╭─ Information supplied

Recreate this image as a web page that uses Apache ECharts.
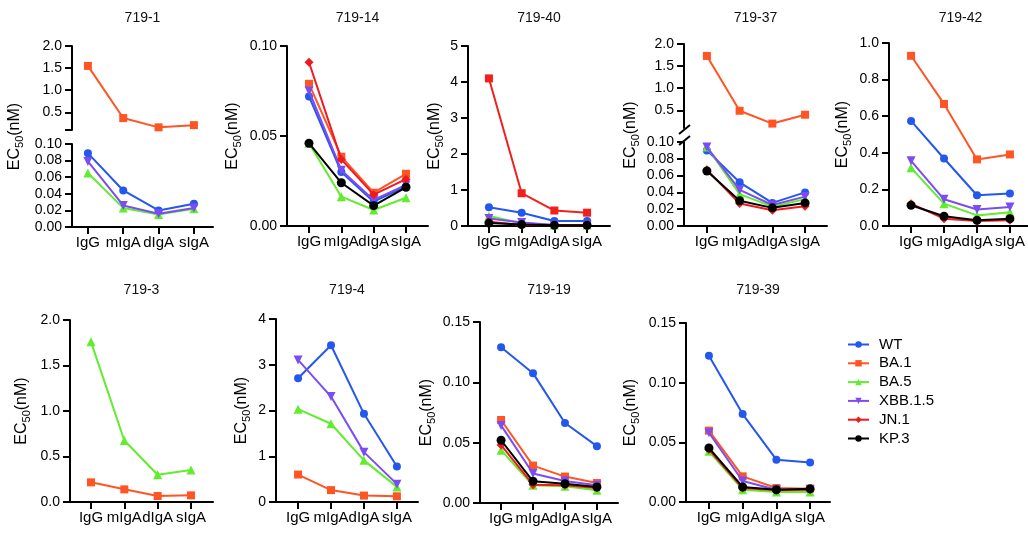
<!DOCTYPE html>
<html>
<head>
<meta charset="utf-8">
<script src="https://cdn.jsdelivr.net/npm/echarts@6/dist/echarts.min.js"></script>
<style>
html, body { margin: 0; padding: 0; background: #fff; }
#chart { width: 1028px; height: 534px; }
</style>
</head>
<body>
<div id="chart"></div>
<script>
'use strict';
// EC50 of each antibody in IgG / IgA formats, one panel per antibody
const categories = ['IgG', 'mIgA', 'dIgA', 'sIgA'];
const variants = ['WT', 'BA.1', 'BA.5', 'XBB.1.5', 'JN.1', 'KP.3'];

// rows follow `variants`, null = not shown for that antibody
const ec50_719_1 = [[0.089, 0.044, 0.020, 0.028], [1.55, 0.37, 0.16, 0.21], [0.065, 0.023, 0.015, 0.022], [0.079, 0.026, 0.016, 0.023], null, null];
const ec50_719_14 = [[0.072, 0.030, 0.0135, 0.022], [0.079, 0.0385, 0.0185, 0.029], [0.046, 0.0163, 0.0089, 0.0157], [0.075, 0.031, 0.0145, 0.0228], [0.091, 0.037, 0.0174, 0.026], [0.046, 0.024, 0.0113, 0.0215]];
const ec50_719_40 = [[0.52, 0.37, 0.14, 0.14], [4.10, 0.91, 0.43, 0.37], [0.28, 0.075, 0.03, 0.03], [0.21, 0.10, 0.03, 0.03], [0.12, 0.03, 0.02, 0.02], [0.08, 0.04, 0.02, 0.02]];
const ec50_719_37 = [[0.090, 0.052, 0.0275, 0.040], [1.73, 0.49, 0.20, 0.40], [0.094, 0.038, 0.023, 0.032], [0.094, 0.043, 0.025, 0.035], [0.067, 0.0267, 0.0188, 0.0235], [0.0655, 0.030, 0.0216, 0.0275]];
const ec50_719_42 = [[0.574, 0.369, 0.168, 0.177], [0.93, 0.667, 0.364, 0.391], [0.318, 0.122, 0.058, 0.075], [0.356, 0.146, 0.09, 0.104], [0.122, 0.04, 0.027, 0.031], [0.113, 0.053, 0.031, 0.04]];
const ec50_719_3 = [null, [0.216, 0.139, 0.066, 0.073], [1.76, 0.676, 0.30, 0.351], null, null, null];
const ec50_719_4 = [[2.705, 3.425, 1.927, 0.778], [0.60, 0.26, 0.14, 0.125], [2.03, 1.71, 0.91, 0.33], [3.105, 2.305, 1.09, 0.39], null, null];
const ec50_719_19 = [[0.129, 0.1076, 0.0663, 0.0471], [0.0688, 0.031, 0.0219, 0.0166], [0.0438, 0.0147, 0.0139, 0.0105], [0.0643, 0.0244, 0.0183, 0.0147], [0.048, 0.0152, 0.0147, 0.0125], [0.052, 0.018, 0.016, 0.0133]];
const ec50_719_39 = [[0.1226, 0.0737, 0.0355, 0.0332], [0.0598, 0.0215, 0.0117, 0.0112], [0.0425, 0.0103, 0.0084, 0.0084], [0.058, 0.0176, 0.0103, 0.0103], [0.0439, 0.0117, 0.0098, 0.0103], [0.0453, 0.0126, 0.0103, 0.011]];

// y tick labels (broken axes have an upper and a lower part)
const yTicks_719_1_hi = ['0.5', '1.0', '1.5', '2.0'];
const yTicks_719_1_lo = ['0.00', '0.02', '0.04', '0.06', '0.08', '0.10'];
const yTicks_719_14 = ['0.00', '0.05', '0.10'];
const yTicks_719_40 = ['0', '1', '2', '3', '4', '5'];
const yTicks_719_37_hi = ['0.5', '1.0', '1.5', '2.0'];
const yTicks_719_37_lo = ['0.00', '0.02', '0.04', '0.06', '0.08', '0.10'];
const yTicks_719_42 = ['0.0', '0.2', '0.4', '0.6', '0.8', '1.0'];
const yTicks_719_3 = ['0.0', '0.5', '1.0', '1.5', '2.0'];
const yTicks_719_4 = ['0', '1', '2', '3', '4'];
const yTicks_719_19 = ['0.00', '0.05', '0.10', '0.15'];
const yTicks_719_39 = ['0.00', '0.05', '0.10', '0.15'];

const colors = ['#2457EE', '#FF5424', '#62EC2E', '#7B4CF2', '#F01A1D', '#000000'];
const symbols = ['circle', 'rect', 'triangle', 'triangle', 'diamond', 'circle'];
const symbolRotate = [0, 0, 0, 180, 0, 0];
const symbolSize = [8, 8, 9, 9, 9, 9];

const FONT = '"Liberation Sans", Arial, Helvetica, sans-serif';

// panel placement (px), brk = value where the axis is cut
const panels = [
    { title: '719-1', data: ec50_719_1, ticks: yTicks_719_1_lo, hiTicks: yTicks_719_1_hi, brk: 0.1, endTick: true,
      left: 72, right: 213, top: 46, bottom: 227, hiBottom: 130, loTop: 144, xMin: -0.45, xMax: 3.54, nameGap: 47, titleY: 18 },
    { title: '719-14', data: ec50_719_14, ticks: yTicks_719_14,
      left: 287, right: 428, top: 46, bottom: 226, xMin: -0.68, xMax: 3.68, nameGap: 44, titleY: 18 },
    { title: '719-40', data: ec50_719_40, ticks: yTicks_719_40, recolor: { 1: '#F2201C' },
      left: 468, right: 610, top: 46, bottom: 226, xMin: -0.64, xMax: 3.70, nameGap: 23, titleY: 18 },
    { title: '719-37', data: ec50_719_37, ticks: yTicks_719_37_lo, hiTicks: yTicks_719_37_hi, brk: 0.1, slash: true,
      left: 684, right: 827, top: 44, bottom: 226, hiBottom: 128, loTop: 142, xMin: -0.70, xMax: 3.67, nameGap: 43, titleY: 18 },
    { title: '719-42', data: ec50_719_42, ticks: yTicks_719_42,
      left: 889, right: 1032, top: 43, bottom: 226, xMin: -0.67, xMax: 3.67, nameGap: 36, titleY: 18 },
    { title: '719-3', data: ec50_719_3, ticks: yTicks_719_3,
      left: 70, right: 213, top: 320, bottom: 502, xMin: -0.63, xMax: 3.66, nameGap: 38, titleY: 290 },
    { title: '719-4', data: ec50_719_4, ticks: yTicks_719_4,
      left: 276, right: 418, top: 319, bottom: 502, xMin: -0.67, xMax: 3.64, nameGap: 24, titleY: 290 },
    { title: '719-19', data: ec50_719_19, ticks: yTicks_719_19,
      left: 480, right: 618, top: 322, bottom: 503, xMin: -0.66, xMax: 3.66, nameGap: 43, titleY: 290 },
    { title: '719-39', data: ec50_719_39, ticks: yTicks_719_39,
      left: 686, right: 830, top: 323, bottom: 502, xMin: -0.68, xMax: 3.59, nameGap: 45, titleY: 290 }
];

const black = { color: '#000', width: 2 };
const yName = '{a|EC}{s|50}{a|(nM)}';
const yNameStyle = {
    color: '#000',
    rich: {
        a: { fontSize: 16, lineHeight: 20, fontFamily: FONT, color: '#000' },
        s: { fontSize: 11, lineHeight: 10, verticalAlign: 'bottom', fontFamily: FONT, color: '#000' }
    }
};

const grid = [], xAxis = [], yAxis = [], series = [], graphic = [];

const labelFor = (labels, v) => {
    const hit = labels.find(l => Math.abs(Number(l) - v) < 1e-9);
    return hit === undefined ? '' : hit;
};

function addGrid(p, top, bottom) {
    grid.push({ left: p.left, top: top, width: p.right - p.left, height: bottom - top, outerBoundsMode: 'none' });
    return grid.length - 1;
}

function addX(gi, p, visible) {
    const idx = categories.map((c, i) => i);
    xAxis.push({
        type: 'value', gridIndex: gi, min: p.xMin, max: p.xMax, show: visible,
        axisLine: { onZero: false, lineStyle: black },
        axisTick: { show: true, length: 7, lineStyle: black, customValues: idx },
        axisLabel: { customValues: idx, margin: 8, fontSize: 15, color: '#000', fontFamily: FONT,
            formatter: v => categories[v] },
        splitLine: { show: false }
    });
}

function addY(gi, labels, min, extraTick) {
    const vals = labels.map(Number);
    yAxis.push({
        type: 'value', gridIndex: gi, min: min, max: vals[vals.length - 1],
        axisLine: { show: true, onZero: false, lineStyle: black },
        axisTick: { show: true, length: 7, lineStyle: black,
            customValues: extraTick != null ? [extraTick].concat(vals) : vals },
        axisLabel: { customValues: vals, margin: 10, fontSize: 14, color: '#000', fontFamily: FONT,
            formatter: v => labelFor(labels, v) },
        splitLine: { show: false }
    });
}

function addSeries(gi, k, values, color) {
    const c = color || colors[k];
    series.push({
        type: 'line', name: variants[k], xAxisIndex: gi, yAxisIndex: gi,
        data: values.map((v, j) => [j, v]),
        symbol: symbols[k], symbolSize: symbolSize[k], symbolRotate: symbolRotate[k],
        itemStyle: { color: c },
        lineStyle: { color: c, width: 2 },
        emphasis: { disabled: true },
        z: 2 + k
    });
}

panels.forEach(p => {
    graphic.push({
        type: 'text', x: (p.left + p.right) / 2, y: p.titleY,
        style: { text: p.title, fontSize: 14, fontFamily: FONT, fill: '#111', align: 'center', verticalAlign: 'middle' }
    });
    const recolor = p.recolor || {};

    if (p.brk) {
        // upper part of the cut axis
        const gHi = addGrid(p, p.top, p.hiBottom);
        addX(gHi, p, false);
        addY(gHi, p.hiTicks, p.brk, p.endTick ? p.brk : null);
        // lower part
        const gLo = addGrid(p, p.loTop, p.bottom);
        addX(gLo, p, true);
        addY(gLo, p.ticks, 0, null);
        // name spans the whole height
        const gName = addGrid(p, p.top, p.bottom);
        xAxis.push({ type: 'value', gridIndex: gName, min: 0, max: 1, show: false });
        yAxis.push({
            type: 'value', gridIndex: gName, min: 0, max: 1,
            axisLine: { show: false }, axisTick: { show: false }, axisLabel: { show: false }, splitLine: { show: false },
            name: yName, nameLocation: 'middle', nameGap: p.nameGap, nameTextStyle: yNameStyle
        });
        p.data.forEach((values, k) => {
            if (!values) return;
            addSeries(Math.max.apply(null, values) > p.brk ? gHi : gLo, k, values, recolor[k]);
        });
        if (p.slash) {
            const x = p.left;
            graphic.push({ type: 'line', shape: { x1: x - 5, y1: p.hiBottom + 6, x2: x + 6, y2: p.hiBottom - 3 }, style: { stroke: '#000', lineWidth: 2 } });
            graphic.push({ type: 'line', shape: { x1: x - 5, y1: p.loTop + 3, x2: x + 6, y2: p.loTop - 6 }, style: { stroke: '#000', lineWidth: 2 } });
        }
    } else {
        const g = addGrid(p, p.top, p.bottom);
        addX(g, p, true);
        addY(g, p.ticks, 0, null);
        yAxis[g].name = yName;
        yAxis[g].nameLocation = 'middle';
        yAxis[g].nameGap = p.nameGap;
        yAxis[g].nameTextStyle = yNameStyle;
        p.data.forEach((values, k) => {
            if (values) addSeries(g, k, values, recolor[k]);
        });
    }
});

const chart = echarts.init(document.getElementById('chart'), null, { renderer: 'canvas' });
chart.setOption({
    animation: false,
    backgroundColor: '#fff',
    textStyle: { fontFamily: FONT },
    grid: grid,
    xAxis: xAxis,
    yAxis: yAxis,
    series: series,
    graphic: graphic,
    legend: {
        data: variants.map((n, k) => ({ name: n, itemStyle: { color: colors[k] }, lineStyle: { color: colors[k] } })),
        orient: 'vertical',
        left: 842,
        top: 332,
        itemWidth: 21,
        itemHeight: 8,
        itemGap: 3.8,
        selectedMode: false,
        textStyle: { fontSize: 15, color: '#000', fontFamily: FONT, lineHeight: 14, padding: [0, 0, 0, 5] }
    }
});
</script>
</body>
</html>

╰─

Job: Write out, word for word, the lines from the start of the data through the one holding "['WT', 'BA.1', 'BA.5', 'XBB.1.5', 'JN.1', 'KP.3'];". Omit pictures.

Written solution:
Recreate this image as a web page that uses Apache ECharts.
<!DOCTYPE html>
<html>
<head>
<meta charset="utf-8">
<script src="https://cdn.jsdelivr.net/npm/echarts@6/dist/echarts.min.js"></script>
<style>
html, body { margin: 0; padding: 0; background: #fff; }
#chart { width: 1028px; height: 534px; }
</style>
</head>
<body>
<div id="chart"></div>
<script>
'use strict';
// EC50 of each antibody in IgG / IgA formats, one panel per antibody
const categories = ['IgG', 'mIgA', 'dIgA', 'sIgA'];
const variants = ['WT', 'BA.1', 'BA.5', 'XBB.1.5', 'JN.1', 'KP.3'];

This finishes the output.